__Supplied material__

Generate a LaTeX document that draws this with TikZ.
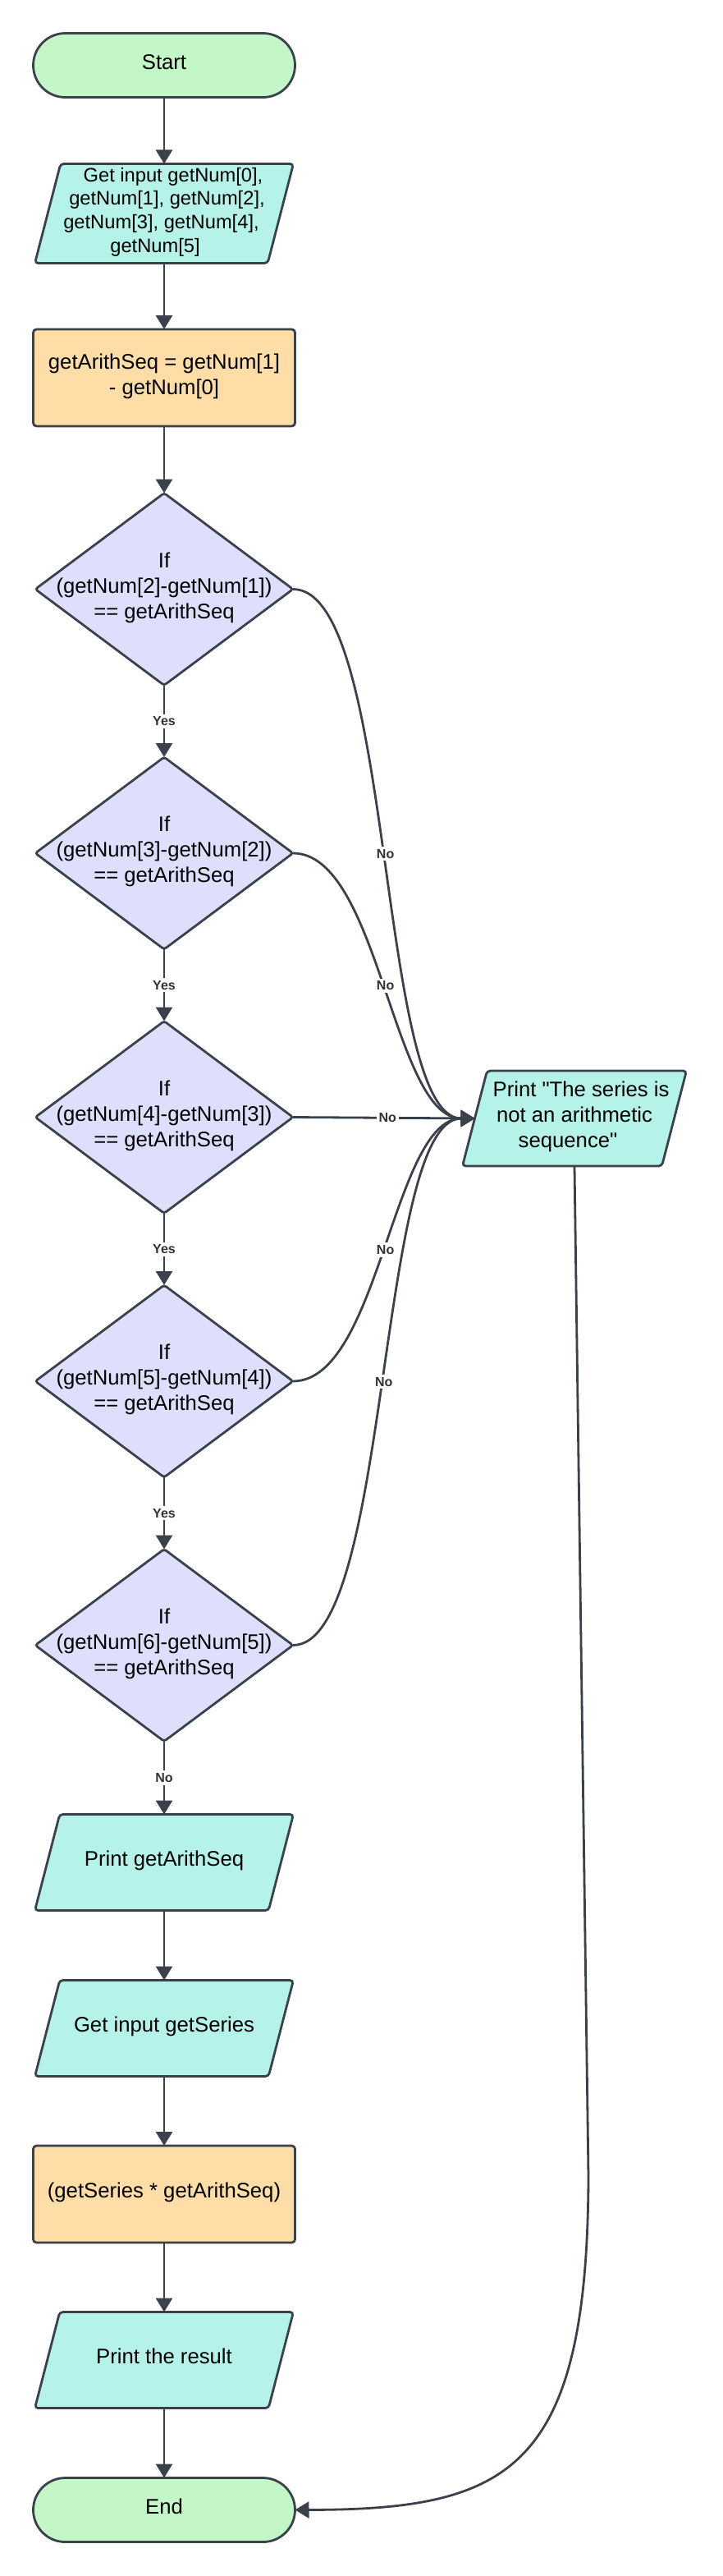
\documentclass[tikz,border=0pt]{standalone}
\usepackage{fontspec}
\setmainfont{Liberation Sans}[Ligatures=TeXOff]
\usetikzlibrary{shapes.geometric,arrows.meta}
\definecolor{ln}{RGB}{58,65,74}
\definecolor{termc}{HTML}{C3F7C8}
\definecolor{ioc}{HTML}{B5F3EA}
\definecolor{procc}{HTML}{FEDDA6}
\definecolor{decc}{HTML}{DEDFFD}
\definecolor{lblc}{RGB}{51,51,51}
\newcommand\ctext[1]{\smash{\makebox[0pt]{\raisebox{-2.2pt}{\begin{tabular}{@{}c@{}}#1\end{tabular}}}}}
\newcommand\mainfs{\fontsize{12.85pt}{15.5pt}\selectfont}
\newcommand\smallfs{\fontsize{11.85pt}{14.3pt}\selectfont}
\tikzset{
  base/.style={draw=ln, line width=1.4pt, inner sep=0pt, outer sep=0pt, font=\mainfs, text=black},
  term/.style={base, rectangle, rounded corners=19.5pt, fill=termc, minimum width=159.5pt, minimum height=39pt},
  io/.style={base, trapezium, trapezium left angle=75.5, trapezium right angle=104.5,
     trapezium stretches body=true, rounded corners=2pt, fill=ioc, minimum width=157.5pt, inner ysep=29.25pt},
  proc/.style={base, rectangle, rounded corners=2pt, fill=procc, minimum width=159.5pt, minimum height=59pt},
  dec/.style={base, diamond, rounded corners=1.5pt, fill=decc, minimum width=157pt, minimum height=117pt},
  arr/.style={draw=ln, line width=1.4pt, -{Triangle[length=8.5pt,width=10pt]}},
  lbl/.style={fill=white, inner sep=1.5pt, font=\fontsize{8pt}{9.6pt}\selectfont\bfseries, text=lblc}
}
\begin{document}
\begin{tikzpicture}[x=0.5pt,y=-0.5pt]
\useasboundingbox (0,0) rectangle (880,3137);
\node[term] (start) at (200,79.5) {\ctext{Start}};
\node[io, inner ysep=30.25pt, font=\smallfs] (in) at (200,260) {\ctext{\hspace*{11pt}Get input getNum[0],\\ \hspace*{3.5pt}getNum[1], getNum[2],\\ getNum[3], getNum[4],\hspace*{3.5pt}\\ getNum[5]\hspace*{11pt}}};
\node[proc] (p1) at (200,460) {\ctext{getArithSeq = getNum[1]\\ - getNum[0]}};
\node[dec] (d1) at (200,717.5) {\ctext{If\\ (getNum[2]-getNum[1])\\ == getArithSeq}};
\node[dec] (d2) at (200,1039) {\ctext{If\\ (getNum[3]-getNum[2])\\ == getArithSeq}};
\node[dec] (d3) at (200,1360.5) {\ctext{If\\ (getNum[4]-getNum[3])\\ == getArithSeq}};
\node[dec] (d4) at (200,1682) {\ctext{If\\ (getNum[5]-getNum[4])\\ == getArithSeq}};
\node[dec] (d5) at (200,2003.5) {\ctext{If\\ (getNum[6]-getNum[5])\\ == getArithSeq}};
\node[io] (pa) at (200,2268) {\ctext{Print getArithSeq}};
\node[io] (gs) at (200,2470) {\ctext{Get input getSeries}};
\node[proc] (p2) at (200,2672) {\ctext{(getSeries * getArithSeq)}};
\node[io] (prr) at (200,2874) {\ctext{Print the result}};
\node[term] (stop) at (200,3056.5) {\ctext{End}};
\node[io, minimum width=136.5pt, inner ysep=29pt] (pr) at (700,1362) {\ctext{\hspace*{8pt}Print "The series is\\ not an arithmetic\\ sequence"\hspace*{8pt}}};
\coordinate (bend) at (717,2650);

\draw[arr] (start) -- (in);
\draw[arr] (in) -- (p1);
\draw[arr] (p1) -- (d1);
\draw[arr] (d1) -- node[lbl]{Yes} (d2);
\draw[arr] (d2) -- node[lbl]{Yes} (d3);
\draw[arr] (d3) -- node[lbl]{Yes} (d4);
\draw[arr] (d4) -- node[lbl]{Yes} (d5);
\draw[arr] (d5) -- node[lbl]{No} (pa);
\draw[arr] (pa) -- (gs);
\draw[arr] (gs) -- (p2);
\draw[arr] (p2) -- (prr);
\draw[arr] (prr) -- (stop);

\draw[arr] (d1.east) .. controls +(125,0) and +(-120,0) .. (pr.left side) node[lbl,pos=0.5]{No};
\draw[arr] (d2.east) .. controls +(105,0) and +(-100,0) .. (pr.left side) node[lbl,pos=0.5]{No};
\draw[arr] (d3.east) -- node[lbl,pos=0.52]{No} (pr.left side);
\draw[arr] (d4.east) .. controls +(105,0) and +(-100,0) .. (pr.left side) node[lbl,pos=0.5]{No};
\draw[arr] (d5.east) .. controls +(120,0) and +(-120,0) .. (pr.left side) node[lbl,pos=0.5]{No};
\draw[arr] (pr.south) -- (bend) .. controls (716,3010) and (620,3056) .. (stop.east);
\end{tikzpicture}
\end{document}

__Task prompt__
Each line of the data is to be duplicated exactly; pictures stay out of the copy.

__Reply to the exercise__
Generate a LaTeX document that draws this with TikZ.
\documentclass[tikz,border=0pt]{standalone}
\usepackage{fontspec}
\setmainfont{Liberation Sans}[Ligatures=TeXOff]
\usetikzlibrary{shapes.geometric,arrows.meta}
\definecolor{ln}{RGB}{58,65,74}
\definecolor{termc}{HTML}{C3F7C8}
\definecolor{ioc}{HTML}{B5F3EA}
\definecolor{procc}{HTML}{FEDDA6}
\definecolor{decc}{HTML}{DEDFFD}
\definecolor{lblc}{RGB}{51,51,51}
\newcommand\ctext[1]{\smash{\makebox[0pt]{\raisebox{-2.2pt}{\begin{tabular}{@{}c@{}}#1\end{tabular}}}}}
\newcommand\mainfs{\fontsize{12.85pt}{15.5pt}\selectfont}
\newcommand\smallfs{\fontsize{11.85pt}{14.3pt}\selectfont}
\tikzset{
  base/.style={draw=ln, line width=1.4pt, inner sep=0pt, outer sep=0pt, font=\mainfs, text=black},
  term/.style={base, rectangle, rounded corners=19.5pt, fill=termc, minimum width=159.5pt, minimum height=39pt},
  io/.style={base, trapezium, trapezium left angle=75.5, trapezium right angle=104.5,
     trapezium stretches body=true, rounded corners=2pt, fill=ioc, minimum width=157.5pt, inner ysep=29.25pt},
  proc/.style={base, rectangle, rounded corners=2pt, fill=procc, minimum width=159.5pt, minimum height=59pt},
  dec/.style={base, diamond, rounded corners=1.5pt, fill=decc, minimum width=157pt, minimum height=117pt},
  arr/.style={draw=ln, line width=1.4pt, -{Triangle[length=8.5pt,width=10pt]}},
  lbl/.style={fill=white, inner sep=1.5pt, font=\fontsize{8pt}{9.6pt}\selectfont\bfseries, text=lblc}
}
\begin{document}
\begin{tikzpicture}[x=0.5pt,y=-0.5pt]
\useasboundingbox (0,0) rectangle (880,3137);
\node[term] (start) at (200,79.5) {\ctext{Start}};
\node[io, inner ysep=30.25pt, font=\smallfs] (in) at (200,260) {\ctext{\hspace*{11pt}Get input getNum[0],\\ \hspace*{3.5pt}getNum[1], getNum[2],\\ getNum[3], getNum[4],\hspace*{3.5pt}\\ getNum[5]\hspace*{11pt}}};
\node[proc] (p1) at (200,460) {\ctext{getArithSeq = getNum[1]\\ - getNum[0]}};
\node[dec] (d1) at (200,717.5) {\ctext{If\\ (getNum[2]-getNum[1])\\ == getArithSeq}};
\node[dec] (d2) at (200,1039) {\ctext{If\\ (getNum[3]-getNum[2])\\ == getArithSeq}};
\node[dec] (d3) at (200,1360.5) {\ctext{If\\ (getNum[4]-getNum[3])\\ == getArithSeq}};
\node[dec] (d4) at (200,1682) {\ctext{If\\ (getNum[5]-getNum[4])\\ == getArithSeq}};
\node[dec] (d5) at (200,2003.5) {\ctext{If\\ (getNum[6]-getNum[5])\\ == getArithSeq}};
\node[io] (pa) at (200,2268) {\ctext{Print getArithSeq}};
\node[io] (gs) at (200,2470) {\ctext{Get input getSeries}};
\node[proc] (p2) at (200,2672) {\ctext{(getSeries * getArithSeq)}};
\node[io] (prr) at (200,2874) {\ctext{Print the result}};
\node[term] (stop) at (200,3056.5) {\ctext{End}};
\node[io, minimum width=136.5pt, inner ysep=29pt] (pr) at (700,1362) {\ctext{\hspace*{8pt}Print "The series is\\ not an arithmetic\\ sequence"\hspace*{8pt}}};
\coordinate (bend) at (717,2650);

\draw[arr] (start) -- (in);
\draw[arr] (in) -- (p1);
\draw[arr] (p1) -- (d1);
\draw[arr] (d1) -- node[lbl]{Yes} (d2);
\draw[arr] (d2) -- node[lbl]{Yes} (d3);
\draw[arr] (d3) -- node[lbl]{Yes} (d4);
\draw[arr] (d4) -- node[lbl]{Yes} (d5);
\draw[arr] (d5) -- node[lbl]{No} (pa);
\draw[arr] (pa) -- (gs);
\draw[arr] (gs) -- (p2);
\draw[arr] (p2) -- (prr);
\draw[arr] (prr) -- (stop);

\draw[arr] (d1.east) .. controls +(125,0) and +(-120,0) .. (pr.left side) node[lbl,pos=0.5]{No};
\draw[arr] (d2.east) .. controls +(105,0) and +(-100,0) .. (pr.left side) node[lbl,pos=0.5]{No};
\draw[arr] (d3.east) -- node[lbl,pos=0.52]{No} (pr.left side);
\draw[arr] (d4.east) .. controls +(105,0) and +(-100,0) .. (pr.left side) node[lbl,pos=0.5]{No};
\draw[arr] (d5.east) .. controls +(120,0) and +(-120,0) .. (pr.left side) node[lbl,pos=0.5]{No};
\draw[arr] (pr.south) -- (bend) .. controls (716,3010) and (620,3056) .. (stop.east);
\end{tikzpicture}
\end{document}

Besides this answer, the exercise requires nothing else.